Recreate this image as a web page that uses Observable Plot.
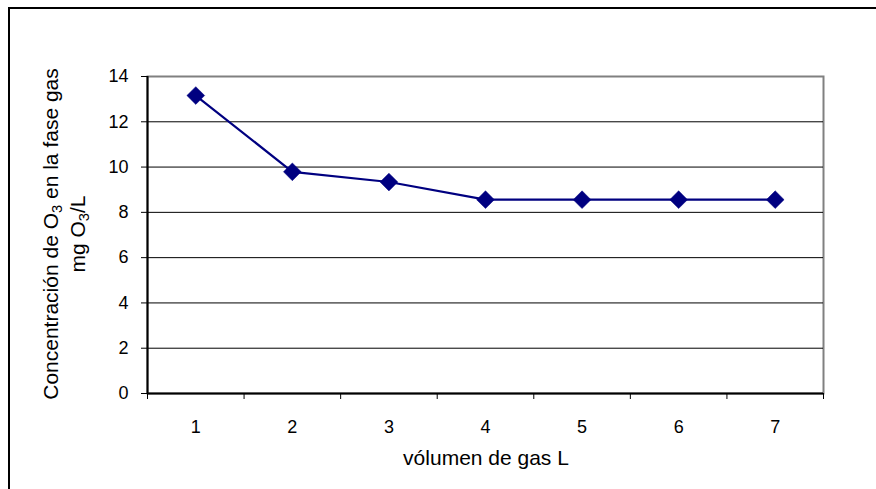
<!DOCTYPE html>
<html><head><meta charset="utf-8">
<script src="https://cdn.jsdelivr.net/npm/d3@7"></script>
<script src="https://cdn.jsdelivr.net/npm/@observablehq/plot@0.6"></script>
<style>
html,body{margin:0;padding:0;background:#fff;overflow:hidden;}
#chart svg{display:block;}
#chart svg text{font-size:18px !important;font-family:'Liberation Sans', Arial, sans-serif !important;}
#chart svg text.ttl{font-size:21px !important;}
</style></head><body><div id="chart"></div>
<script>
// Data
const volumes = [1, 2, 3, 4, 5, 6, 7];
const concentrations = [13.16, 9.79, 9.34, 8.56, 8.56, 8.56, 8.56];
const yTicks = [0, 2, 4, 6, 8, 10, 12, 14];
const gridValues = [2, 4, 6, 8, 10, 12];
const xTitle = "vólumen de gas L";
const yTitleLine1 = ["Concentración de O", "3", " en la fase gas"];
const yTitleLine2 = ["mg O", "3", "/L"];

const data = volumes.map((v, i) => ({v, c: concentrations[i]}));
const bandEdges = d3.range(0.5, volumes.length + 1, 1);

const navy = "#000080";
const font = "'Liberation Sans', Arial, sans-serif";

const plot = Plot.plot({
  width: 876, height: 489,
  marginLeft: 147, marginRight: 53, marginTop: 76, marginBottom: 96,
  style: {fontFamily: font, fontSize: "18px", color: "#000", background: "#fff", overflow: "hidden"},
  x: {domain: [0.5, volumes.length + 0.5]},
  y: {domain: [0, 14]},
  marks: [
    Plot.frame({stroke: "#808080", strokeWidth: 2}),
    Plot.ruleY(gridValues, {stroke: "#000", strokeWidth: 1}),
    Plot.axisX(bandEdges, {tickSize: 6, tickFormat: () => "", label: null}),
    Plot.axisX(volumes, {tickSize: 0, tickPadding: 27, label: null, fontSize: 18}),
    Plot.axisY(yTicks, {tickSize: 6, tickPadding: 13, label: null, fontSize: 18}),
    Plot.ruleY([0], {stroke: "#000", strokeWidth: 2}),
    Plot.ruleX([0.5], {stroke: "#000", strokeWidth: 2}),
    Plot.line(data, {x: "v", y: "c", stroke: navy, strokeWidth: 2.2}),
    Plot.dot(data, {x: "v", y: "c", symbol: "diamond2", r: 8, fill: navy, stroke: navy, strokeWidth: 0.5})
  ]
});

const svg = d3.select(plot);

svg.append("rect")
  .attr("x", 9).attr("y", 8).attr("width", 900).attr("height", 600)
  .attr("fill", "none").attr("stroke", "#000").attr("stroke-width", 2);

function addSubText(parent, parts) {
  parent.append("tspan").text(parts[0]);
  parent.append("tspan").attr("dy", 4).attr("font-size", "70%").text(parts[1]);
  parent.append("tspan").attr("dy", -4).text(parts[2]);
}

const t1 = svg.append("text").attr("class", "ttl")
  .attr("transform", "translate(58,234) rotate(-90)")
  .attr("text-anchor", "middle").attr("fill", "#000");
addSubText(t1, yTitleLine1);

const t2 = svg.append("text").attr("class", "ttl")
  .attr("transform", "translate(85,234) rotate(-90)")
  .attr("text-anchor", "middle").attr("fill", "#000");
addSubText(t2, yTitleLine2);

svg.append("text").attr("class", "ttl")
  .attr("x", 486).attr("y", 465)
  .attr("text-anchor", "middle").attr("fill", "#000")
  .text(xTitle);

document.getElementById("chart").appendChild(plot);
</script>
</body></html>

━━━━━━━━━━━━━━━━━━━━

SET EXERCISE → Keep the pictures out of the copy and write out the data exactly as it stands.

RESULT FOR THIS EXERCISE →
Recreate this image as a web page that uses Observable Plot.
<!DOCTYPE html>
<html><head><meta charset="utf-8">
<script src="https://cdn.jsdelivr.net/npm/d3@7"></script>
<script src="https://cdn.jsdelivr.net/npm/@observablehq/plot@0.6"></script>
<style>
html,body{margin:0;padding:0;background:#fff;overflow:hidden;}
#chart svg{display:block;}
#chart svg text{font-size:18px !important;font-family:'Liberation Sans', Arial, sans-serif !important;}
#chart svg text.ttl{font-size:21px !important;}
</style></head><body><div id="chart"></div>
<script>
// Data
const volumes = [1, 2, 3, 4, 5, 6, 7];
const concentrations = [13.16, 9.79, 9.34, 8.56, 8.56, 8.56, 8.56];
const yTicks = [0, 2, 4, 6, 8, 10, 12, 14];
const gridValues = [2, 4, 6, 8, 10, 12];
const xTitle = "vólumen de gas L";
const yTitleLine1 = ["Concentración de O", "3", " en la fase gas"];
const yTitleLine2 = ["mg O", "3", "/L"];

const data = volumes.map((v, i) => ({v, c: concentrations[i]}));
const bandEdges = d3.range(0.5, volumes.length + 1, 1);

const navy = "#000080";
const font = "'Liberation Sans', Arial, sans-serif";

const plot = Plot.plot({
  width: 876, height: 489,
  marginLeft: 147, marginRight: 53, marginTop: 76, marginBottom: 96,
  style: {fontFamily: font, fontSize: "18px", color: "#000", background: "#fff", overflow: "hidden"},
  x: {domain: [0.5, volumes.length + 0.5]},
  y: {domain: [0, 14]},
  marks: [
    Plot.frame({stroke: "#808080", strokeWidth: 2}),
    Plot.ruleY(gridValues, {stroke: "#000", strokeWidth: 1}),
    Plot.axisX(bandEdges, {tickSize: 6, tickFormat: () => "", label: null}),
    Plot.axisX(volumes, {tickSize: 0, tickPadding: 27, label: null, fontSize: 18}),
    Plot.axisY(yTicks, {tickSize: 6, tickPadding: 13, label: null, fontSize: 18}),
    Plot.ruleY([0], {stroke: "#000", strokeWidth: 2}),
    Plot.ruleX([0.5], {stroke: "#000", strokeWidth: 2}),
    Plot.line(data, {x: "v", y: "c", stroke: navy, strokeWidth: 2.2}),
    Plot.dot(data, {x: "v", y: "c", symbol: "diamond2", r: 8, fill: navy, stroke: navy, strokeWidth: 0.5})
  ]
});

const svg = d3.select(plot);

svg.append("rect")
  .attr("x", 9).attr("y", 8).attr("width", 900).attr("height", 600)
  .attr("fill", "none").attr("stroke", "#000").attr("stroke-width", 2);

function addSubText(parent, parts) {
  parent.append("tspan").text(parts[0]);
  parent.append("tspan").attr("dy", 4).attr("font-size", "70%").text(parts[1]);
  parent.append("tspan").attr("dy", -4).text(parts[2]);
}

const t1 = svg.append("text").attr("class", "ttl")
  .attr("transform", "translate(58,234) rotate(-90)")
  .attr("text-anchor", "middle").attr("fill", "#000");
addSubText(t1, yTitleLine1);

const t2 = svg.append("text").attr("class", "ttl")
  .attr("transform", "translate(85,234) rotate(-90)")
  .attr("text-anchor", "middle").attr("fill", "#000");
addSubText(t2, yTitleLine2);

svg.append("text").attr("class", "ttl")
  .attr("x", 486).attr("y", 465)
  .attr("text-anchor", "middle").attr("fill", "#000")
  .text(xTitle);

document.getElementById("chart").appendChild(plot);
</script>
</body></html>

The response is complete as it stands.